Liberty Square owners fail to respond to notice of violations; 63 townhouses on the auction block
Property owners at Liberty Square in Ypsilanti Township have failed to repair or demolish their townhouses as ordered, meaning the case is likely heading to court now.
A second 30-day notice of violation issued to owners in the 151-unit complex off Grove Road will expire on Sept. 20.
The township posted the recent round of violation notices — which were addendums to notices served to the complex homeowners association in June — on Aug. 20. No owners complied with either order, and the township expects to initiate legal action “in a short time period," officials say.
The owners of Liberty Square townhouses have failed to repair or demolish them, officials say.
Tom Perkins | For AnnArbor.com
Township attorney Doug Winters declined to comment beyond saying the township is in the process of developing a legal strategy to sue several people who own townhouses.
“It cannot and will not stay in the condition it is in,” Winters said. He added all owners have been made well aware that the buildings need to be brought up to code.
Each building in the complex has 10 to 12 townhouses. The exteriors on all 151 units have been condemned. The extensive list of problems includes rotting soffits, rotting trim, pavement in disrepair, siding falling off the units, collapsing gutters and a collapsing exterior wall where it was hit by a car in one unit.
Because of the complicated ownership situation, the issues surrounding the community have become even more complex.

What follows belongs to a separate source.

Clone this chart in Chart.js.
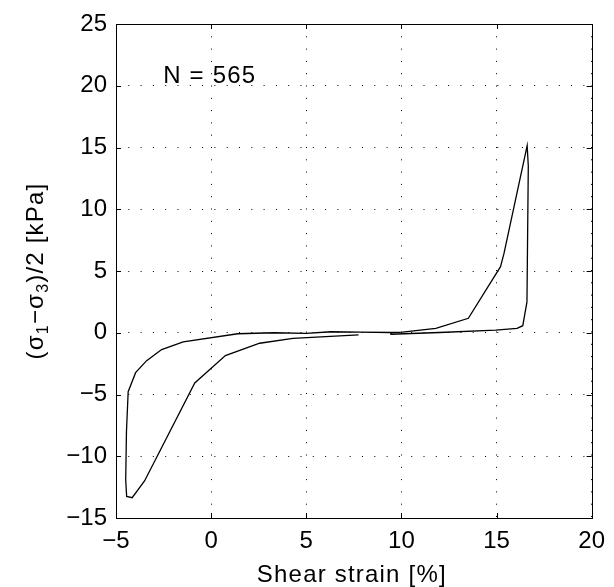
<!DOCTYPE html>
<html>
<head>
<meta charset="utf-8">
<script src="https://cdn.jsdelivr.net/npm/chart.js@4.4.1/dist/chart.umd.min.js"></script>
<style>
  html, body { margin: 0; padding: 0; background: #fff; }
</style>
</head>
<body>
<canvas id="myChart" width="614" height="587"></canvas>
<script>
// shear strain [%] along the recorded loop
var strain = [7.75, 4.3, 2.55, 0.75, -0.86, -3.5, -4.15, -4.44, -4.49, -4.45, -4.36, -3.97, -3.39, -2.6, -1.47,
  1.4, 3.3, 5.0, 6.3, 7.8, 9.45, 9.45, 12.0, 14.95, 16.08, 16.38, 16.6, 16.67, 16.61, 15.39, 15.21, 13.52, 11.81, 10.06, 9.45];
// (s1-s3)/2 [kPa]
var stress = [-0.17, -0.45, -0.85, -1.85, -4.07, -12.0, -13.36, -13.25, -11.9, -8.0, -4.77, -3.23, -2.26, -1.36, -0.74,
  -0.08, 0.0, -0.05, 0.08, 0.05, 0.02, -0.12, 0.02, 0.22, 0.36, 0.57, 2.5, 13.5, 15.15, 6.4, 5.35, 1.17, 0.36, 0.05, 0.02];

var xTicks = [-5, 0, 5, 10, 15, 20];
var yTicks = [-15, -10, -5, 0, 5, 10, 15, 20, 25];
var cycleText = 'N = 565';
var cycleAt = [-2.52, 20.2];   // left / baseline of the label, in data units
var xTitle = 'Shear strain [%]';

var FONT = '"Liberation Sans", Arial, Helvetica, sans-serif';

function minus(v) {
  return String(v).replace('-', '\u2212');
}

// box, inward ticks, titles and the N label
var decorations = {
  id: 'decorations',
  afterDraw: function(chart) {
    var ctx = chart.ctx;
    var a = chart.chartArea;
    var xs = chart.scales.x, ys = chart.scales.y;
    ctx.save();
    ctx.strokeStyle = '#000';
    ctx.lineWidth = 1;
    ctx.setLineDash([]);
    ctx.strokeRect(Math.round(a.left) + 0.5, Math.round(a.top) + 0.5,
      Math.round(a.right - a.left), Math.round(a.bottom - a.top));

    var t = 5;
    ctx.beginPath();
    xTicks.forEach(function(v) {
      var px = Math.round(xs.getPixelForValue(v)) + 0.5;
      ctx.moveTo(px, a.bottom); ctx.lineTo(px, a.bottom - t);
      ctx.moveTo(px, a.top); ctx.lineTo(px, a.top + t);
    });
    yTicks.forEach(function(v) {
      var py = Math.round(ys.getPixelForValue(v)) + 0.5;
      ctx.moveTo(a.left, py); ctx.lineTo(a.left + t, py);
      ctx.moveTo(a.right, py); ctx.lineTo(a.right - t, py);
    });
    ctx.stroke();

    ctx.fillStyle = '#000';
    ctx.letterSpacing = '1.2px';

    // N label
    ctx.font = '24px ' + FONT;
    ctx.textAlign = 'left';
    ctx.textBaseline = 'alphabetic';
    ctx.fillText(cycleText, xs.getPixelForValue(cycleAt[0]), ys.getPixelForValue(cycleAt[1]));

    // x title
    ctx.textAlign = 'center';
    ctx.fillText(xTitle, (a.left + a.right) / 2 - 2, 582);

    // y title with subscripts
    var parts = [
      { t: '(\u03c3', sub: false },
      { t: '1', sub: true },
      { t: '\u2212\u03c3', sub: false },
      { t: '3', sub: true },
      { t: ')/2 [kPa]', sub: false }
    ];
    var total = 0;
    parts.forEach(function(p) {
      ctx.font = (p.sub ? '16px ' : '24px ') + FONT;
      p.w = ctx.measureText(p.t).width;
      total += p.w;
    });
    ctx.translate(0, (a.top + a.bottom) / 2);
    ctx.rotate(-Math.PI / 2);
    ctx.textAlign = 'left';
    var cx = -total / 2;
    parts.forEach(function(p) {
      ctx.font = (p.sub ? '16px ' : '24px ') + FONT;
      ctx.fillText(p.t, cx, p.sub ? 48 : 43);
      cx += p.w;
    });
    ctx.restore();
  }
};

function displayChart() {
  var ctx = document.getElementById('myChart').getContext('2d');
  var points = strain.map(function(x, i) { return { x: x, y: stress[i] }; });

  new Chart(ctx, {
    type: 'scatter',
    data: {
      datasets: [{
        data: points,
        showLine: true,
        borderColor: '#000',
        borderWidth: 1.3,
        pointRadius: 0,
        tension: 0,
        fill: false
      }]
    },
    options: {
      responsive: false,
      animation: false,
      layout: { padding: { left: 0, top: 24, right: 21, bottom: 0 } },
      plugins: {
        legend: { display: false },
        tooltip: { enabled: false }
      },
      scales: {
        x: {
          type: 'linear',
          min: -5,
          max: 20,
          afterBuildTicks: function(scale) {
            scale.ticks = xTicks.map(function(v) { return { value: v }; });
          },
          afterFit: function(scale) { scale.height = 69; },
          ticks: {
            color: '#000',
            padding: 9,
            font: { family: FONT, size: 24 },
            callback: function(v) { return minus(v); }
          },
          grid: { color: '#000', lineWidth: 1, drawTicks: false },
          border: { display: false, dash: [1, 11.3] }
        },
        y: {
          type: 'linear',
          min: -15,
          max: 25,
          afterBuildTicks: function(scale) {
            scale.ticks = yTicks.map(function(v) { return { value: v }; });
          },
          afterFit: function(scale) { scale.width = 116; },
          ticks: {
            color: '#000',
            padding: 9,
            font: { family: FONT, size: 24 },
            callback: function(v) { return minus(v); }
          },
          grid: { color: '#000', lineWidth: 1, drawTicks: false },
          border: { display: false, dash: [1, 11.3] }
        }
      }
    },
    plugins: [decorations]
  });
}

displayChart();
</script>
</body>
</html>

Grove Park Homes LLC, which is owned by Glenda Ault, owned 81 units until the county treasurer's office foreclosed on 63 of them. Grove Park now has 18 townhouses in its possession. Ault’s husband, Joe Koenig, is an employee of Grove Park Homes and also is the resident agent for the Grove Park Home Improvement Association, which owns 25 units.

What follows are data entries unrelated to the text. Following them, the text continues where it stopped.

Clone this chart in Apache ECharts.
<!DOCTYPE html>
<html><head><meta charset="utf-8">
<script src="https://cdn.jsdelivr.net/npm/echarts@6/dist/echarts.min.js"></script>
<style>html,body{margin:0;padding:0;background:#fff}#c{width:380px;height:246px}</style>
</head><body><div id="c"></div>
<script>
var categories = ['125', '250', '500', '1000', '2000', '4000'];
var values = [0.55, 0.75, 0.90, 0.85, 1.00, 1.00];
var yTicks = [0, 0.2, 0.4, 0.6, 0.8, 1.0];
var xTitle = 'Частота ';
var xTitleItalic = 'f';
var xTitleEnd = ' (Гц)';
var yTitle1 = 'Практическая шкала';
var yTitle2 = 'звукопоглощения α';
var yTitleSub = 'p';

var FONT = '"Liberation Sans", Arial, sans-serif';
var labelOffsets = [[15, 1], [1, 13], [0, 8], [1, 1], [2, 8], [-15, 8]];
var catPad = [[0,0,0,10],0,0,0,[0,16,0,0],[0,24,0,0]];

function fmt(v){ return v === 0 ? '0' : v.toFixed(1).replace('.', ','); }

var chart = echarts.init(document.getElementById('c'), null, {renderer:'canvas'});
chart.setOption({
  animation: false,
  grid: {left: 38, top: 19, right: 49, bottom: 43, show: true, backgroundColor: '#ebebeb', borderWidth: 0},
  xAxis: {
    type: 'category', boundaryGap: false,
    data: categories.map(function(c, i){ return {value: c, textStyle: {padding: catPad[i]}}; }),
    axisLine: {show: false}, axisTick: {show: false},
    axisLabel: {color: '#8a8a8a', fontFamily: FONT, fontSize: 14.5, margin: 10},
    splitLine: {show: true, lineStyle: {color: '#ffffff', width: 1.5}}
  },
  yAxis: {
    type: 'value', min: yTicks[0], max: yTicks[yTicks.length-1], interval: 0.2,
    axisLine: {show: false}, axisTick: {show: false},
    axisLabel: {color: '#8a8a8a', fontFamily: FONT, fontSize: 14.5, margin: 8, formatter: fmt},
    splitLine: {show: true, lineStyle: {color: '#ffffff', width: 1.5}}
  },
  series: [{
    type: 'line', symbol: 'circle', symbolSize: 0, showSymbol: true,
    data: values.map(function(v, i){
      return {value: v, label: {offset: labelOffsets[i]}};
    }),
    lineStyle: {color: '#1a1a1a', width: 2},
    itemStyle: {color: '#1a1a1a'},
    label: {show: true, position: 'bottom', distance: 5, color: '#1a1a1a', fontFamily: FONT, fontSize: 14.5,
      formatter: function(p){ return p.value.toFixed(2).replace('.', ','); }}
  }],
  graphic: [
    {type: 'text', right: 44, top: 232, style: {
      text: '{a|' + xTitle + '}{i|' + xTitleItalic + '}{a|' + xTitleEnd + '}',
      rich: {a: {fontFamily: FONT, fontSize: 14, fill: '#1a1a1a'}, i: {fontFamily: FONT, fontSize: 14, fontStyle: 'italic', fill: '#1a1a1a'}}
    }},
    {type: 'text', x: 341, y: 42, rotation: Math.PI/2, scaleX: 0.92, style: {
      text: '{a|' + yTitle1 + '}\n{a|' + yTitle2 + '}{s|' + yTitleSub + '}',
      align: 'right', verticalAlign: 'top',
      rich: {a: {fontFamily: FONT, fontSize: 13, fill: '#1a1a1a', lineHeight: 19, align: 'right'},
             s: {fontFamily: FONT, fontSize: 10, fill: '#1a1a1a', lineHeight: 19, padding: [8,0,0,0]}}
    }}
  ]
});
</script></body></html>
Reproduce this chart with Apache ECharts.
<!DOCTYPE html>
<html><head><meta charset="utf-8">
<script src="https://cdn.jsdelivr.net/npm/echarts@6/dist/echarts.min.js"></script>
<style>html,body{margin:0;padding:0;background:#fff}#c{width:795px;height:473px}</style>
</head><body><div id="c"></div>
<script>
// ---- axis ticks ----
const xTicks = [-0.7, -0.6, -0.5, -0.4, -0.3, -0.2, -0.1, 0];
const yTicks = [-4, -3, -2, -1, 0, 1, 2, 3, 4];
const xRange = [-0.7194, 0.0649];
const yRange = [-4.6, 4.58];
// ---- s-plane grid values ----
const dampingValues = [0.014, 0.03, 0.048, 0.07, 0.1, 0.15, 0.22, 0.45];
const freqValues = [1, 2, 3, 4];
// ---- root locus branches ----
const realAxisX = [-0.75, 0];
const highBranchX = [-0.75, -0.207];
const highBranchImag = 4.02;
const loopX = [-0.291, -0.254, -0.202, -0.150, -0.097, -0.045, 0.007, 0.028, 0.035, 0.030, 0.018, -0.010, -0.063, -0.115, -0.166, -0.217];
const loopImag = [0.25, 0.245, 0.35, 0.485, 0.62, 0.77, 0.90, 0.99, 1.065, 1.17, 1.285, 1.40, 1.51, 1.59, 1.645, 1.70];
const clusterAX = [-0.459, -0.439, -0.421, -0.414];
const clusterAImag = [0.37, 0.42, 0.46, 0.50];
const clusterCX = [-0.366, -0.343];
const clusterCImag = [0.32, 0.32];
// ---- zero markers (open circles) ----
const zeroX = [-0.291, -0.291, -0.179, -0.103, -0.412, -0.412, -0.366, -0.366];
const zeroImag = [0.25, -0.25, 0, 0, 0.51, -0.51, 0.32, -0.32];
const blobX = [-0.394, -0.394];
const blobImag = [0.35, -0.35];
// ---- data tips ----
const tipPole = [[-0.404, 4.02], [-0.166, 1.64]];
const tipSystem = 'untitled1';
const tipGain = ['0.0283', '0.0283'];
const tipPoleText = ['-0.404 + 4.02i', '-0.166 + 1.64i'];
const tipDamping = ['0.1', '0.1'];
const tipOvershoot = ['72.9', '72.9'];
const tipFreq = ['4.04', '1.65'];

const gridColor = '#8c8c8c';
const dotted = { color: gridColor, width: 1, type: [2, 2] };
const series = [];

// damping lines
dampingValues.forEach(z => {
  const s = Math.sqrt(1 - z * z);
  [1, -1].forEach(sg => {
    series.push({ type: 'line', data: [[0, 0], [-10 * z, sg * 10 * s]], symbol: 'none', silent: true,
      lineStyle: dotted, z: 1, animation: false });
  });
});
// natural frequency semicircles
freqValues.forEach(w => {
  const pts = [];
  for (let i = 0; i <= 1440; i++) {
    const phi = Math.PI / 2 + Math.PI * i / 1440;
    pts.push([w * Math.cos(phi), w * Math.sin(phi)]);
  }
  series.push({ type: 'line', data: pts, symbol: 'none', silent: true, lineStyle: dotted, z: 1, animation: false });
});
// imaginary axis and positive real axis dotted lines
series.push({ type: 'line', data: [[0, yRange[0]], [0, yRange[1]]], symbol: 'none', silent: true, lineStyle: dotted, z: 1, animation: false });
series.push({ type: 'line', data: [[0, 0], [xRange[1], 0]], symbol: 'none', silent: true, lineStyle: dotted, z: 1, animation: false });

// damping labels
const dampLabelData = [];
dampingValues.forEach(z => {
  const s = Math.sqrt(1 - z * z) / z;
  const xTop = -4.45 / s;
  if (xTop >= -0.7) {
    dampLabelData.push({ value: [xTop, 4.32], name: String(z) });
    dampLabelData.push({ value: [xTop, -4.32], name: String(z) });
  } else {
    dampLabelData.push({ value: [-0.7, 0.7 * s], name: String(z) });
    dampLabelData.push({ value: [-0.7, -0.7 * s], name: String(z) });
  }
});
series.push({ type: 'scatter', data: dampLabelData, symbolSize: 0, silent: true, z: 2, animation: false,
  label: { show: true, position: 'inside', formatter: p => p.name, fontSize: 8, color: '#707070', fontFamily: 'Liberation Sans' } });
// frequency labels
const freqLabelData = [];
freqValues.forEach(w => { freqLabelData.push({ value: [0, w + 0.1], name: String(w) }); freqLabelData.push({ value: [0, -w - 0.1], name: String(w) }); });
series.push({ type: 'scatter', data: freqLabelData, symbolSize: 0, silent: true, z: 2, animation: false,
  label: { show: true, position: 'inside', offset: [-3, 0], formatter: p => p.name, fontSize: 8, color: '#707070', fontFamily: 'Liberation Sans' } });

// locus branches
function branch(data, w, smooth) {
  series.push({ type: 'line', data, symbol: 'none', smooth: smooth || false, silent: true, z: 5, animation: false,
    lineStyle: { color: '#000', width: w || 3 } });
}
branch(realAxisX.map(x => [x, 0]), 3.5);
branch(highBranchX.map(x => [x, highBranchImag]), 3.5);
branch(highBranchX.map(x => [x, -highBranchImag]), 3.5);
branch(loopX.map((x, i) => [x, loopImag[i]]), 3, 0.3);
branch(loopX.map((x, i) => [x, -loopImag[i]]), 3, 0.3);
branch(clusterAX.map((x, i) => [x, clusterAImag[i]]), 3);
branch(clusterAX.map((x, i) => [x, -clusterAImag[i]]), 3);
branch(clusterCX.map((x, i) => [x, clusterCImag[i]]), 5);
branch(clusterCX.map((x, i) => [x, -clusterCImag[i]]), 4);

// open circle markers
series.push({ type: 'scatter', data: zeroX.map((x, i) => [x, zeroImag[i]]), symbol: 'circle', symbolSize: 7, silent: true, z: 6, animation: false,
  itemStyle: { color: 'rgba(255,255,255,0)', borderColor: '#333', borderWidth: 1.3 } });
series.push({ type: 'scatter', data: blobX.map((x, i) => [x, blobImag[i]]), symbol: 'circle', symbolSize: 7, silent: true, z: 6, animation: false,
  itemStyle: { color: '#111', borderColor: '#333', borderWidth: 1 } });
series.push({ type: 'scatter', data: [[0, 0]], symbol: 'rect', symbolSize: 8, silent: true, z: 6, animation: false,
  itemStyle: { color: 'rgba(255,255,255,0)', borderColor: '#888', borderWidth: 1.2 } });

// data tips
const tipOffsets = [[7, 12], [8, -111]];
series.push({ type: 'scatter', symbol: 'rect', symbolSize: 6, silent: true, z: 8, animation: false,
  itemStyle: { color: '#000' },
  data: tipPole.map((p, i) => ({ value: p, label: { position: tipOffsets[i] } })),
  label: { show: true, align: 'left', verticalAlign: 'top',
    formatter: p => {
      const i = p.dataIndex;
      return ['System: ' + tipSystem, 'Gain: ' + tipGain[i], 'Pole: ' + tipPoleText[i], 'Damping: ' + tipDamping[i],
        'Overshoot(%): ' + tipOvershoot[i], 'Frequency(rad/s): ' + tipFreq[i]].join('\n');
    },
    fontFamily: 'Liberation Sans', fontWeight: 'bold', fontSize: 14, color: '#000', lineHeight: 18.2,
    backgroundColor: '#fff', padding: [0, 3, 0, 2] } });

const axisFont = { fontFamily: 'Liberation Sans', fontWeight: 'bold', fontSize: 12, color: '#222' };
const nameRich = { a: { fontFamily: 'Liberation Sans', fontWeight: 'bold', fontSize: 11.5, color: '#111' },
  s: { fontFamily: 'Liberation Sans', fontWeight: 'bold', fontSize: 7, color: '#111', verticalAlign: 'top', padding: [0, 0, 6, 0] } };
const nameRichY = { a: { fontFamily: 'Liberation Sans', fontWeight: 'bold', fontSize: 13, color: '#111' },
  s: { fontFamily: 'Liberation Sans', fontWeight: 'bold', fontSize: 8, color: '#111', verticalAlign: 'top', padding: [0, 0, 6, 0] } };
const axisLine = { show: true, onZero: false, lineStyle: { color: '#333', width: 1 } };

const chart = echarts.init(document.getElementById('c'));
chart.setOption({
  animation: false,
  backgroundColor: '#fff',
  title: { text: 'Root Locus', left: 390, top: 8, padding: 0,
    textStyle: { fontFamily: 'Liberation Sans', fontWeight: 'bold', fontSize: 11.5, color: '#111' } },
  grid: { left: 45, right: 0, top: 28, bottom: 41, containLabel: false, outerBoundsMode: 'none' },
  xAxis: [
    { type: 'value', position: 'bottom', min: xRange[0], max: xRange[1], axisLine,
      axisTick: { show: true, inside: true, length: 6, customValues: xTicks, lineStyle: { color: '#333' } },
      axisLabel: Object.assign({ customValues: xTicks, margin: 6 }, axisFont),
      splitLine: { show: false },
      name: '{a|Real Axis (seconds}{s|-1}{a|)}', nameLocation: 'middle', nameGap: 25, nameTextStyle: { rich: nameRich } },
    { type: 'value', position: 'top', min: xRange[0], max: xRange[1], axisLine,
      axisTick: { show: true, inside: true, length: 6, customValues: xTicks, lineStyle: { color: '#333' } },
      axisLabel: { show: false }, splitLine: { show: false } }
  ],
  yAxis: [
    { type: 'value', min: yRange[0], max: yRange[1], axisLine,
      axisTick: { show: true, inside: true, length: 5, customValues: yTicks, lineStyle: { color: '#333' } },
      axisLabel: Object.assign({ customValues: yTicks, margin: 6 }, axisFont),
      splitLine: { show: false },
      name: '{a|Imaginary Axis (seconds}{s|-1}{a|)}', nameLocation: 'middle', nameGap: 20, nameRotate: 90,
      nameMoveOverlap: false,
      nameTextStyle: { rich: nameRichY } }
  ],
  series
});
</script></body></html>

Several of the townhouses are owner-occupied, and a small group who rented or left the others vacant, owns the rest.
Koenig has previously said he and his wife don’t have the money to bring the properties up to code. He challenged the legality of the township's violation notices, which address entire buildings, not specific units. He said he can't be held responsible for his neighbors' properties, and that approach violates individual homeowners' constitutional rights.
"That's why we are anxiously awaiting our day in court," Koenig said.
He added he and his attorneys have tried to contact township officials to discuss the issue on numerous occasions but never received a response.
Mike Radzik, director of the township's Office of Community Standards, said he did not want to comment on legal questions or statements made by Koenig. He added he has spoken with Koenig on several occasions in recent months.
The Washtenaw County Treasurer’s Office owns 63 townhouses it took possession of in April, and the township subsequently condemned the interiors of those properties.
County Treasurer Catherine McClary has bundled the 63 units together into one package to list on an online county foreclosure auction, which starts at 10 a.m. Tuesday and closes at 3 p.m. Wednesday.
McClary said the township ultimately wants the properties demolished, so she is tying with the sale an agreement and cash performance bond requiring a potential buyer to demolish them.
“I want to do whatever I can to prevent any further blight or to contribute to blight in that neighborhood. We want the new owner to follow through with demolition,” she said. “We don’t want property to be left in a blighted state once it's sold — that’s the whole idea behind it.”
Not all of the 63 units are connected, but McClary said an independent building inspector she hired found they can still be demolished, even if they are connected to another unit owned by someone else. The challenge and extra cost would be replacing the exterior wall of a neighboring unit, McClary said.
Radzik said he is aware of only six families remaining in Liberty Square.
The bulk of the 63 properties owned by the county were stripped of their appliances, water heaters and any valuable metal. McClary said Koenig admitted he did that in a meeting earlier this year.
The independent inspector estimated demolishing an individual unit at $10,000 to $12,000, and rehabilitation at $72,000.
According to the Ypsilanti Township assessor, the 63 properties have a market value of $822,000. The minimum bid for the properties starts at $299,926.
McClary said even though the 63 properties are spread throughout the property, she believes there could be an opportunity to buy more properties off other owners who don't have the money fix or demolish their units.
“For the right person, for the buyer, it will be the right deal,” McClary said.